The unanimous ruling, in Direct Marketing Association v. Brohl, seemingly provided a victory for online merchants who wish to continue avoiding paying state and local sales taxes. The decision upheld the right of retailers to challenge a Colorado law requiring out-of-state merchants to report purchases to state tax authorities, but Kennedy made clear that the issue requires more attention to detail in redressing a 1992 decision in Quill Corporation v. North Dakota.
“It is unwise to delay any longer a reconsideration of the court’s holding in Quill,” Kennedy wrote. “A case questionable even when decided, Quill now harms states to a degree far greater than could have been anticipated earlier.” Kennedy noted that when Quill was decided, mail-order sales in the United States totaled $180 billion, and by 2008 e-commerce sales alone totaled more than $3 trillion.

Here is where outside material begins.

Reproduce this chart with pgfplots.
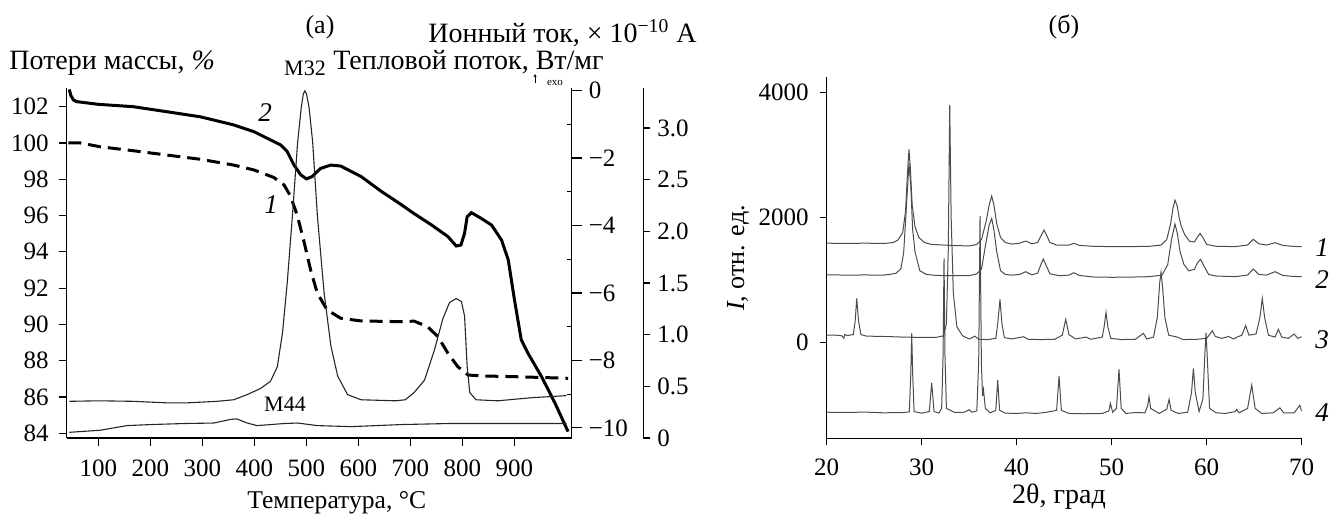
\documentclass[border=0pt]{standalone}
\usepackage{fontspec}
\setmainfont{Liberation Serif}
\usepackage{pgfplots}
\pgfplotsset{compat=1.18}
\usetikzlibrary{arrows.meta}
\newcommand{\fs}{\fontsize{12.5}{14}\selectfont}
\newcommand{\fl}{\fontsize{14}{16}\selectfont}
\begin{document}
\begin{tikzpicture}[font=\fs]
\useasboundingbox (0,0) rectangle (666.5pt,-257pt);
\pgfplotsset{
  every axis/.append style={scale only axis, axis line style={line width=0.6pt,black}, tick style={line width=0.6pt,black},
    every tick label/.append style={font=\fs}},
}
% ---------- left panel: mass loss ----------
\begin{axis}[at={(33.35pt,-219pt)}, anchor=south west, width=252.5pt, height=174.85pt,
  xmin=39, xmax=1010, ymin=83.74, ymax=103.01,
  axis x line*=bottom, axis y line*=left,
  xtick={100,200,300,400,500,600,700,800,900}, xticklabels={100,200,300,400,500,600,700,800,900},
  ytick={84,86,88,90,92,94,96,98,100,102}, yticklabels={84,86,88,90,92,94,96,98,100,102},
  tick align=outside, major tick length=4pt,
  x tick label style={yshift=-3.5pt}, y tick label style={xshift=-1.5pt}]
\addplot[black, line width=1.5pt, dash pattern=on 6.5pt off 3.5pt] coordinates {
(42,100.0) (65,100.0) (103,99.79) (167,99.57) (232,99.33) (296,99.10) (360,98.78) (399,98.51) (437,98.10) (457,97.68) (470,97.04) (483,95.93) (496,94.47) (508,93.0) (521,91.71) (540,90.79) (566,90.34) (605,90.19) (682,90.15) (707,90.18) (733,89.87) (753,89.32) (772,88.41) (791,87.67) (811,87.21) (836,87.16) (900,87.12) (1003,87.03)};
\end{axis}
% ---------- left panel: heat flow ----------
\begin{axis}[at={(33.35pt,-219pt)}, anchor=south west, width=252.5pt, height=174.85pt,
  xmin=39, xmax=1010, ymin=-10.3, ymax=0.065,
  axis x line=none, axis y line*=right,
  ytick={-10,-8,-6,-4,-2,0}, yticklabels={−10,−8,−6,−4,−2,0},
  tick align=outside, major tick length=5pt,
  extra y ticks={-9,-7,-5,-3,-1}, extra y tick labels={},
  extra y tick style={major tick length=2.5pt, ytick style={xshift=-2.5pt}}]
\addplot[black, line width=1.5pt] coordinates {
(44,0.03) (47,-0.15) (52,-0.28) (58,-0.33) (100,-0.41) (167,-0.48) (232,-0.63) (296,-0.78) (360,-1.02) (399,-1.22) (425,-1.42) (450,-1.61) (463,-1.81) (476,-2.21) (489,-2.50) (500,-2.62) (511,-2.55) (527,-2.31) (547,-2.21) (566,-2.24) (605,-2.55) (643,-2.98) (682,-3.38) (707,-3.65) (740,-3.98) (772,-4.33) (788,-4.61) (797,-4.58) (804,-4.23) (809,-3.74) (817,-3.62) (836,-3.79) (856,-3.99) (875,-4.43) (888,-5.02) (900,-6.21) (913,-7.39) (926,-7.79) (952,-8.48) (978,-9.27) (1003,-10.11)};
\end{axis}
% ---------- left panel: ion current ----------
\begin{axis}[at={(33.35pt,-219pt)}, anchor=south west, width=252.5pt, height=174.85pt,
  xmin=39, xmax=1010, ymin=0, ymax=3.384,
  axis x line=none, axis y line*=right,
  ytick={0,0.5,1,1.5,2,2.5,3}, yticklabels={0,0.5,1.0,1.5,2.0,2.5,3.0},
  tick align=outside, major tick length=3.5pt,
  y axis line style={xshift=35.8pt}, ytick style={xshift=35.8pt}, yticklabel style={xshift=35.8pt}]
\addplot[black!85, line width=0.55pt] coordinates {
(44,0.355) (100,0.36) (167,0.355) (232,0.34) (270,0.34) (328,0.355) (360,0.37) (386,0.42) (412,0.48) (431,0.55) (444,0.69) (454,1.02) (463,1.50) (473,2.15) (483,2.86) (490,3.2) (494,3.33) (497,3.36) (500,3.33) (505,3.2) (512,2.86) (521,2.15) (534,1.40) (547,0.89) (560,0.60) (579,0.42) (605,0.37) (672,0.36) (690,0.37) (707,0.44) (727,0.56) (746,0.85) (762,1.15) (775,1.31) (788,1.35) (798,1.32) (804,1.18) (809,0.69) (814,0.44) (826,0.37) (868,0.36) (933,0.39) (1000,0.41)};
\addplot[black!85, line width=0.55pt] coordinates {
(44,0.055) (103,0.075) (155,0.12) (200,0.13) (264,0.14) (322,0.145) (354,0.18) (366,0.185) (386,0.145) (405,0.12) (457,0.14) (483,0.145) (521,0.12) (586,0.11) (682,0.13) (772,0.14) (1000,0.14)};
\end{axis}
% ---------- right panel: XRD ----------
\begin{axis}[at={(413.35pt,-219.15pt)}, anchor=south west, width=237.5pt, height=180.8pt,
  xmin=20, xmax=70, ymin=-1527, ymax=4249,
  axis x line*=bottom, axis y line*=left,
  xtick={20,30,40,50,60,70}, xticklabels={20,30,40,50,60,70},
  ytick={0,2000,4000}, yticklabels={0,2000,4000},
  tick align=outside, major tick length=3.5pt,
  x tick label style={yshift=-3pt}, y tick label style={xshift=-2pt}]
\addplot[black!70, line width=0.5pt] coordinates {
(20,1590) (22,1585) (24,1590) (26,1585) (27,1600) (27.5,1640) (28,1760) (28.3,2100) (28.5,2700) (28.66,3088) (28.8,2800) (29.0,2200) (29.3,1850) (29.7,1680) (30.3,1600) (31,1570) (33,1555) (35,1545) (35.8,1570) (36.3,1650) (36.8,1950) (37.1,2200) (37.37,2343) (37.6,2200) (37.9,1900) (38.3,1680) (38.8,1600) (39.5,1575) (40.3,1590) (40.95,1624) (41.6,1580) (42.2,1600) (42.6,1720) (42.87,1800) (43.1,1730) (43.5,1600) (44.2,1560) (45.5,1560) (46.03,1587) (46.6,1555) (48,1540) (50,1535) (52,1535) (54,1540) (55.2,1560) (55.8,1650) (56.2,1900) (56.45,2150) (56.66,2279) (56.9,2180) (57.1,2000) (57.3,1870) (57.7,1720) (58.2,1620) (58.7,1610) (59.0,1680) (59.3,1747) (59.6,1680) (60.0,1570) (61,1540) (63,1535) (64.3,1560) (64.9,1651) (65.5,1580) (66.3,1560) (67.2,1597) (68,1555) (69,1540) (70,1533)};
\addplot[black!70, line width=0.5pt] coordinates {
(20,1085) (22,1080) (24,1082) (26,1080) (26.8,1095) (27.3,1110) (27.8,1180) (28.1,1432) (28.4,2200) (28.66,2865) (28.85,2500) (29.05,1800) (29.3,1450) (29.8,1150) (30.5,1090) (31.5,1075) (33,1070) (35,1070) (35.8,1100) (36.3,1180) (36.8,1630) (37.1,1880) (37.37,1986) (37.6,1800) (37.9,1450) (38.3,1150) (38.8,1090) (39.5,1080) (40.3,1090) (40.95,1134) (41.6,1085) (42.2,1110) (42.55,1250) (42.8,1337) (43.05,1250) (43.5,1100) (44.5,1070) (45.5,1080) (46.0,1118) (46.6,1075) (48,1050) (50,1045) (52,1048) (54,1055) (55.3,1080) (55.9,1250) (56.3,1650) (56.66,1896) (56.9,1750) (57.2,1450) (57.6,1250) (58.1,1150) (58.7,1170) (59.05,1280) (59.35,1332) (59.7,1230) (60.2,1090) (61,1065) (63,1055) (64.3,1080) (64.9,1177) (65.5,1090) (66.3,1080) (67.2,1134) (68,1075) (69,1060) (70,1054)};
\addplot[black!70, line width=0.5pt] coordinates {
(20,123) (21,120) (21.6,110) (21.8,70) (21.9,130) (22.2,115) (22.8,130) (23.0,350) (23.16,709) (23.35,350) (23.6,130) (24.2,105) (26,100) (28,90) (30,85) (31.5,85) (32.3,110) (32.6,300) (32.8,1500) (32.95,3796) (33.1,2000) (33.33,789) (33.7,255) (34.3,110) (35.0,60) (35.6,105) (36.0,55) (37,50) (37.8,70) (38.0,300) (38.24,693) (38.45,300) (38.7,80) (39.5,60) (40.7,96) (41.2,55) (42.5,50) (44,55) (44.8,120) (45.16,373) (45.5,130) (46.2,60) (47.3,90) (47.8,55) (49.0,90) (49.2,250) (49.4,485) (49.6,250) (49.9,70) (51,50) (52.5,55) (53.33,150) (53.7,60) (54.4,90) (54.8,400) (55.05,950) (55.19,1124) (55.35,900) (55.6,400) (56.0,120) (56.9,90) (57.5,50) (59,55) (60.0,70) (60.3,130) (60.6,192) (60.9,100) (61.6,70) (62.3,100) (62.8,60) (63.2,90) (63.7,120) (64.1,273) (64.45,120) (65.2,140) (65.6,400) (65.85,709) (66.1,400) (66.5,120) (67.2,90) (67.54,214) (67.9,90) (68.6,70) (69.2,139) (69.6,70) (70,96)};
\addplot[black!70, line width=0.5pt] coordinates {
(20,-1110) (22,-1115) (24,-1108) (26,-1120) (28,-1115) (28.7,-1105) (28.85,-500) (28.95,150) (29.05,-500) (29.2,-1100) (30,-1125) (30.8,-1100) (31.05,-639) (31.3,-1100) (31.8,-1125) (32.1,-1050) (32.25,-200) (32.35,1348) (32.45,-200) (32.6,-1050) (33.5,-1115) (34.5,-1110) (35.0,-1070) (35.3,-1110) (35.8,-1090) (36.0,-300) (36.14,2023) (36.28,-300) (36.4,-850) (36.5,-745) (36.7,-1050) (37.2,-1120) (37.8,-1080) (38.0,-596) (38.2,-1080) (38.8,-1125) (40,-1130) (41,-1120) (42,-1130) (43,-1115) (44.2,-1080) (44.46,-532) (44.7,-1080) (45.5,-1130) (47,-1135) (49,-1130) (49.7,-1090) (49.86,-968) (50.1,-1110) (50.5,-1050) (50.77,-425) (51.0,-1050) (51.5,-1130) (52.5,-1115) (53.5,-1120) (53.8,-1000) (53.93,-862) (54.1,-1050) (55,-1130) (55.8,-1060) (56.04,-904) (56.25,-1080) (57,-1130) (58,-1110) (58.4,-800) (58.6,-409) (58.8,-800) (59.2,-1100) (59.6,-900) (59.8,-200) (59.93,160) (60.05,-200) (60.3,-1050) (61,-1120) (62,-1130) (63,-1100) (63.16,-1064) (63.4,-1120) (64.3,-1050) (64.74,-676) (65.1,-1050) (65.8,-1130) (67,-1120) (67.7,-1040) (68.1,-1120) (69.2,-1120) (69.8,-1000) (70,-1100)};
\end{axis}
% ---------- texts ----------
\node[font=\fontsize{13}{15}\selectfont] at (160pt,-13.5pt) {(а)};
\node[font=\fontsize{13}{15}\selectfont] at (532pt,-13.5pt) {(б)};
\node[anchor=west,inner sep=0pt,font=\fl] at (214pt,-16.5pt) {Ионный ток, × 10\textsuperscript{−10}~А};
\node[font=\fl] at (234.25pt,-31pt) {Тепловой поток, Вт/мг};
\node[anchor=west,inner sep=0pt,font=\fl] at (4.5pt,-31.5pt) {Потери массы, \textit{\%}};
\node[font=\fontsize{11}{12}\selectfont] at (152.5pt,-34pt) {М32};
\node[font=\fontsize{11}{12}\selectfont] at (142.5pt,-202pt) {М44};
\node[font=\fontsize{5.5}{6}\selectfont] at (277.5pt,-41.5pt) {exo};
\draw[-{Stealth[length=1.6pt,width=1.6pt]}, line width=0.4pt] (267.5pt,-41.5pt) -- (267.5pt,-37pt);
\node[font=\fontsize{13.5}{15}\selectfont\itshape] at (132.5pt,-56.5pt) {2};
\node[font=\fontsize{13.5}{15}\selectfont\itshape] at (135.5pt,-102.5pt) {1};
\node[anchor=west,inner sep=0pt,font=\fontsize{12.8}{15}\selectfont] at (123.5pt,-251.5pt) {Температура, °C};
\node[font=\fl] at (529.5pt,-248.25pt) {2θ, град};
\node[rotate=90,font=\fontsize{13}{15}\selectfont] at (369pt,-129pt) {\textit{I}, отн. ед.};
\node[font=\fontsize{13.5}{15}\selectfont\itshape] at (661pt,-124pt) {1};
\node[font=\fontsize{13.5}{15}\selectfont\itshape] at (661pt,-140pt) {2};
\node[font=\fontsize{13.5}{15}\selectfont\itshape] at (661pt,-170pt) {3};
\node[font=\fontsize{13.5}{15}\selectfont\itshape] at (661pt,-206.5pt) {4};
\end{tikzpicture}
\end{document}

With that, the court touched upon an issue that long has been prominent in Washington. State Rep. Sharon Wylie, D-Vancouver, in the past has promoted legislation designed to help the state collect sales tax for online purchases as the state’s tax system tries to keep up with changes in how consumers shop these days. The crux of the matter is that, by making purchases online, consumers often are able to avoid the tax they would pay if shopping at a brick-and-mortar store. The 1992 Quill ruling determined that online merchants must collect such tax only if they have a brick-and-mortar presence in the community, creating an unfair advantage for online sales and harming communities that rely upon sales tax to pay for basic services.